→ **GIVEN DATA**

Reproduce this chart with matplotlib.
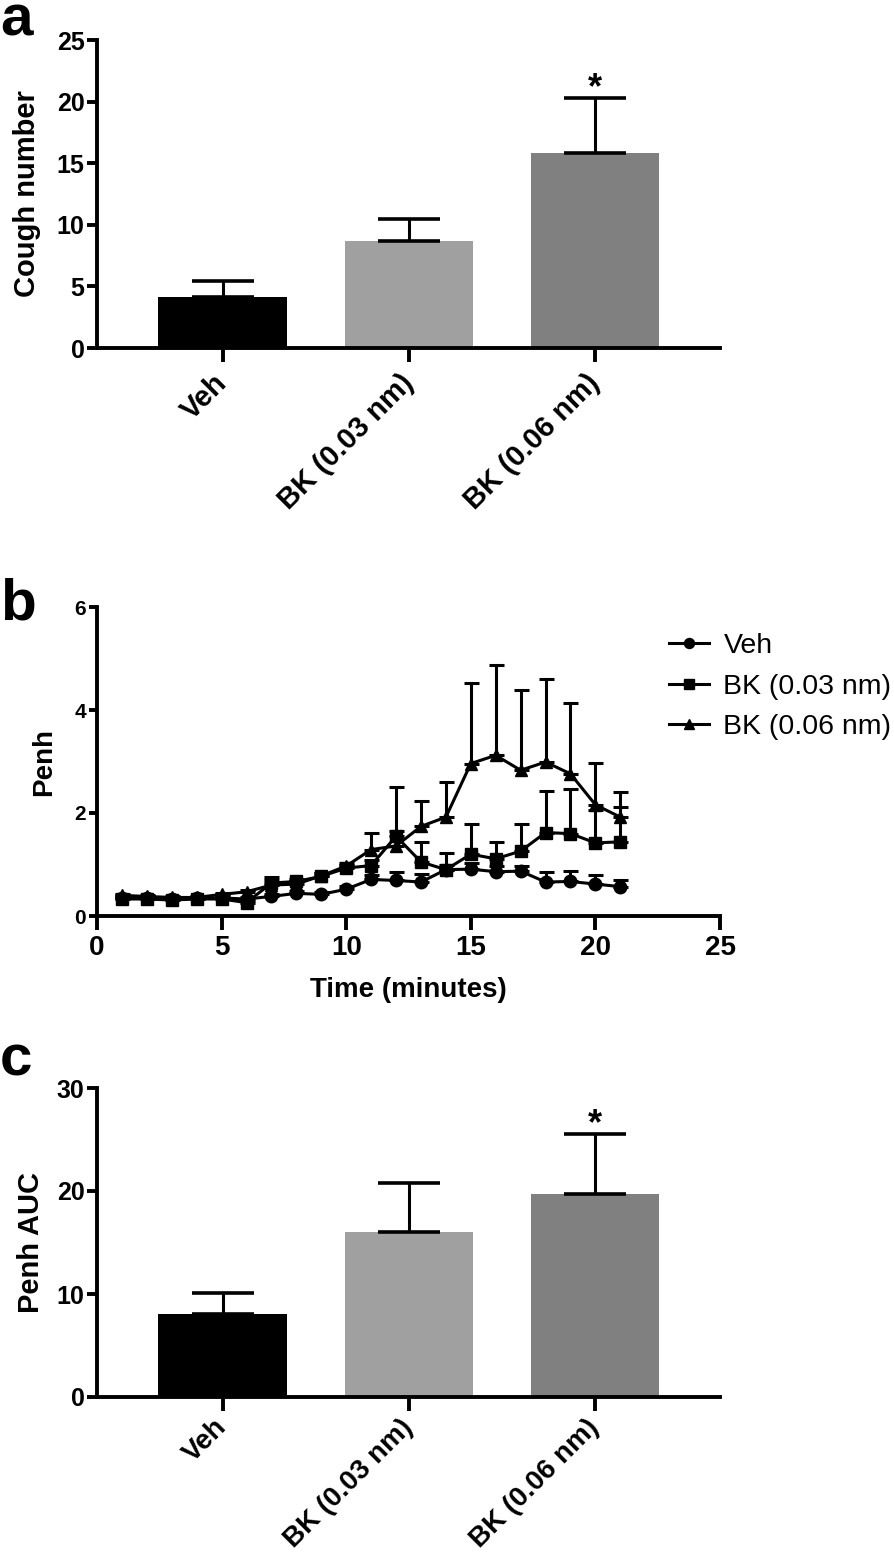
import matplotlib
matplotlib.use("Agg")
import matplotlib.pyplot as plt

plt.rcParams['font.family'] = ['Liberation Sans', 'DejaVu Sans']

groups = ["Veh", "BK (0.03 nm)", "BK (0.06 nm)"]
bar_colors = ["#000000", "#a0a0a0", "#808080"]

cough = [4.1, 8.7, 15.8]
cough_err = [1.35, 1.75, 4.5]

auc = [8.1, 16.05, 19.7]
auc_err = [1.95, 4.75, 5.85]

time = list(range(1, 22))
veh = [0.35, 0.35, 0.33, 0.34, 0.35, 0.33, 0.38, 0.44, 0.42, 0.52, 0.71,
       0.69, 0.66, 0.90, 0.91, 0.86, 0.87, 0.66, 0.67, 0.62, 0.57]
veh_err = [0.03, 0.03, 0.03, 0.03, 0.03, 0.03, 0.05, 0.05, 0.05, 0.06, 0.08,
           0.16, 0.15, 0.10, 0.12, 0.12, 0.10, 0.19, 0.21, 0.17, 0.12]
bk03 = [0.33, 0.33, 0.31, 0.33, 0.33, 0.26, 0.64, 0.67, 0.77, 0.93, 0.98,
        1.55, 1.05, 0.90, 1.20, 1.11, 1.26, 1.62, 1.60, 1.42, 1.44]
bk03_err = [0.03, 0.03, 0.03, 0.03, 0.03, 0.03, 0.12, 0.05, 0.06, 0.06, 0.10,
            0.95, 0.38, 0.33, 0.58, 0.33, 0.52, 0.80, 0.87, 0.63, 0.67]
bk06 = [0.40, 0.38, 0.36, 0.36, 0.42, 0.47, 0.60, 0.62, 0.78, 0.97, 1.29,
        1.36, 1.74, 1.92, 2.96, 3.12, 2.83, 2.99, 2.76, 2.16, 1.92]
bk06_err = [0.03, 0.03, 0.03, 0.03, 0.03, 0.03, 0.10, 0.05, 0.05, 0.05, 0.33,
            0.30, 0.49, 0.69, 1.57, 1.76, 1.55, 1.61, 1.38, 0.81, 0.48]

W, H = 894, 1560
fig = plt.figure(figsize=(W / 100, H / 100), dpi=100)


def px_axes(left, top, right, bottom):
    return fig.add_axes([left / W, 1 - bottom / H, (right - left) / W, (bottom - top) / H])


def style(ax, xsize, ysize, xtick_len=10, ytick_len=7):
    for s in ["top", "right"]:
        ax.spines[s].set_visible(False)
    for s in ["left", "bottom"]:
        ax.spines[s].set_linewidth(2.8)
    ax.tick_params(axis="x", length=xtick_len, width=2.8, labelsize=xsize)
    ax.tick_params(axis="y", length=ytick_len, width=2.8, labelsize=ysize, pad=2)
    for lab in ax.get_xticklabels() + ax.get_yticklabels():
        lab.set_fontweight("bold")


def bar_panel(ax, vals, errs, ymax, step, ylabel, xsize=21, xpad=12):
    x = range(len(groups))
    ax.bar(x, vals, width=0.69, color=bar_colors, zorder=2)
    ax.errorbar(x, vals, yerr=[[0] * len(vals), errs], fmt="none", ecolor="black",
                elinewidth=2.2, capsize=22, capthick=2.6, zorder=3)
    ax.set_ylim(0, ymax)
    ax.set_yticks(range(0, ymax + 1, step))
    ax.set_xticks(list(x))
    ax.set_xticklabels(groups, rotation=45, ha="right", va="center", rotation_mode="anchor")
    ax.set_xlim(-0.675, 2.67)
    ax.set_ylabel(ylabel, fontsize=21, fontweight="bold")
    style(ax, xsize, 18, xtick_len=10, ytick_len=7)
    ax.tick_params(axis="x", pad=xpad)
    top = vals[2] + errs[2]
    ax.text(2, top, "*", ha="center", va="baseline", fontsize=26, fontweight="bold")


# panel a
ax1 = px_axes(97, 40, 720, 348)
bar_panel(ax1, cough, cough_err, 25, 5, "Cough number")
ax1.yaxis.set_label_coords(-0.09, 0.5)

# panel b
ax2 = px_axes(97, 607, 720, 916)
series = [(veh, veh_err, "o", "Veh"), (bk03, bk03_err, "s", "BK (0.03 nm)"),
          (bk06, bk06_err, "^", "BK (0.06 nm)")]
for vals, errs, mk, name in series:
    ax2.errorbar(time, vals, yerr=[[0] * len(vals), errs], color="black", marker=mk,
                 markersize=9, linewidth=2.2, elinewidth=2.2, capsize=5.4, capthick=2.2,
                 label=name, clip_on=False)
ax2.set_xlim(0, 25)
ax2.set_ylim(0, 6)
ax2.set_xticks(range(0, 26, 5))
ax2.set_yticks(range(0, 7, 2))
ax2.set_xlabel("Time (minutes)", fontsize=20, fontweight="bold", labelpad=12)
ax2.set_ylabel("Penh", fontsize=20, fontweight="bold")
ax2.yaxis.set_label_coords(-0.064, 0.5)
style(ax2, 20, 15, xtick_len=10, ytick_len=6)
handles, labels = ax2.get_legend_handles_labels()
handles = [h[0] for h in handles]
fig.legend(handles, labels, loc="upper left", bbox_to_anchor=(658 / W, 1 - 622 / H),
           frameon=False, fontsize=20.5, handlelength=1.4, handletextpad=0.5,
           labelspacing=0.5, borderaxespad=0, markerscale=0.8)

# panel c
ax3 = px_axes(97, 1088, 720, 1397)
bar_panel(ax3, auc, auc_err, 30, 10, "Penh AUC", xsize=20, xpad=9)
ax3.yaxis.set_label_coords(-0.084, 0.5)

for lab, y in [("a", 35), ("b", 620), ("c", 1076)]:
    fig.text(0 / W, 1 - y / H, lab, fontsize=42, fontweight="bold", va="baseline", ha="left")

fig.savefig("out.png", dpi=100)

→ **EXERCISE**
Retype each line of the listing above word for word. Exclude the pictures.

→ **CORRECT ANSWER**
Reproduce this chart with matplotlib.
import matplotlib
matplotlib.use("Agg")
import matplotlib.pyplot as plt

plt.rcParams['font.family'] = ['Liberation Sans', 'DejaVu Sans']

groups = ["Veh", "BK (0.03 nm)", "BK (0.06 nm)"]
bar_colors = ["#000000", "#a0a0a0", "#808080"]

cough = [4.1, 8.7, 15.8]
cough_err = [1.35, 1.75, 4.5]

auc = [8.1, 16.05, 19.7]
auc_err = [1.95, 4.75, 5.85]

time = list(range(1, 22))
veh = [0.35, 0.35, 0.33, 0.34, 0.35, 0.33, 0.38, 0.44, 0.42, 0.52, 0.71,
       0.69, 0.66, 0.90, 0.91, 0.86, 0.87, 0.66, 0.67, 0.62, 0.57]
veh_err = [0.03, 0.03, 0.03, 0.03, 0.03, 0.03, 0.05, 0.05, 0.05, 0.06, 0.08,
           0.16, 0.15, 0.10, 0.12, 0.12, 0.10, 0.19, 0.21, 0.17, 0.12]
bk03 = [0.33, 0.33, 0.31, 0.33, 0.33, 0.26, 0.64, 0.67, 0.77, 0.93, 0.98,
        1.55, 1.05, 0.90, 1.20, 1.11, 1.26, 1.62, 1.60, 1.42, 1.44]
bk03_err = [0.03, 0.03, 0.03, 0.03, 0.03, 0.03, 0.12, 0.05, 0.06, 0.06, 0.10,
            0.95, 0.38, 0.33, 0.58, 0.33, 0.52, 0.80, 0.87, 0.63, 0.67]
bk06 = [0.40, 0.38, 0.36, 0.36, 0.42, 0.47, 0.60, 0.62, 0.78, 0.97, 1.29,
        1.36, 1.74, 1.92, 2.96, 3.12, 2.83, 2.99, 2.76, 2.16, 1.92]
bk06_err = [0.03, 0.03, 0.03, 0.03, 0.03, 0.03, 0.10, 0.05, 0.05, 0.05, 0.33,
            0.30, 0.49, 0.69, 1.57, 1.76, 1.55, 1.61, 1.38, 0.81, 0.48]

W, H = 894, 1560
fig = plt.figure(figsize=(W / 100, H / 100), dpi=100)


def px_axes(left, top, right, bottom):
    return fig.add_axes([left / W, 1 - bottom / H, (right - left) / W, (bottom - top) / H])


def style(ax, xsize, ysize, xtick_len=10, ytick_len=7):
    for s in ["top", "right"]:
        ax.spines[s].set_visible(False)
    for s in ["left", "bottom"]:
        ax.spines[s].set_linewidth(2.8)
    ax.tick_params(axis="x", length=xtick_len, width=2.8, labelsize=xsize)
    ax.tick_params(axis="y", length=ytick_len, width=2.8, labelsize=ysize, pad=2)
    for lab in ax.get_xticklabels() + ax.get_yticklabels():
        lab.set_fontweight("bold")


def bar_panel(ax, vals, errs, ymax, step, ylabel, xsize=21, xpad=12):
    x = range(len(groups))
    ax.bar(x, vals, width=0.69, color=bar_colors, zorder=2)
    ax.errorbar(x, vals, yerr=[[0] * len(vals), errs], fmt="none", ecolor="black",
                elinewidth=2.2, capsize=22, capthick=2.6, zorder=3)
    ax.set_ylim(0, ymax)
    ax.set_yticks(range(0, ymax + 1, step))
    ax.set_xticks(list(x))
    ax.set_xticklabels(groups, rotation=45, ha="right", va="center", rotation_mode="anchor")
    ax.set_xlim(-0.675, 2.67)
    ax.set_ylabel(ylabel, fontsize=21, fontweight="bold")
    style(ax, xsize, 18, xtick_len=10, ytick_len=7)
    ax.tick_params(axis="x", pad=xpad)
    top = vals[2] + errs[2]
    ax.text(2, top, "*", ha="center", va="baseline", fontsize=26, fontweight="bold")


# panel a
ax1 = px_axes(97, 40, 720, 348)
bar_panel(ax1, cough, cough_err, 25, 5, "Cough number")
ax1.yaxis.set_label_coords(-0.09, 0.5)

# panel b
ax2 = px_axes(97, 607, 720, 916)
series = [(veh, veh_err, "o", "Veh"), (bk03, bk03_err, "s", "BK (0.03 nm)"),
          (bk06, bk06_err, "^", "BK (0.06 nm)")]
for vals, errs, mk, name in series:
    ax2.errorbar(time, vals, yerr=[[0] * len(vals), errs], color="black", marker=mk,
                 markersize=9, linewidth=2.2, elinewidth=2.2, capsize=5.4, capthick=2.2,
                 label=name, clip_on=False)
ax2.set_xlim(0, 25)
ax2.set_ylim(0, 6)
ax2.set_xticks(range(0, 26, 5))
ax2.set_yticks(range(0, 7, 2))
ax2.set_xlabel("Time (minutes)", fontsize=20, fontweight="bold", labelpad=12)
ax2.set_ylabel("Penh", fontsize=20, fontweight="bold")
ax2.yaxis.set_label_coords(-0.064, 0.5)
style(ax2, 20, 15, xtick_len=10, ytick_len=6)
handles, labels = ax2.get_legend_handles_labels()
handles = [h[0] for h in handles]
fig.legend(handles, labels, loc="upper left", bbox_to_anchor=(658 / W, 1 - 622 / H),
           frameon=False, fontsize=20.5, handlelength=1.4, handletextpad=0.5,
           labelspacing=0.5, borderaxespad=0, markerscale=0.8)

# panel c
ax3 = px_axes(97, 1088, 720, 1397)
bar_panel(ax3, auc, auc_err, 30, 10, "Penh AUC", xsize=20, xpad=9)
ax3.yaxis.set_label_coords(-0.084, 0.5)

for lab, y in [("a", 35), ("b", 620), ("c", 1076)]:
    fig.text(0 / W, 1 - y / H, lab, fontsize=42, fontweight="bold", va="baseline", ha="left")

fig.savefig("out.png", dpi=100)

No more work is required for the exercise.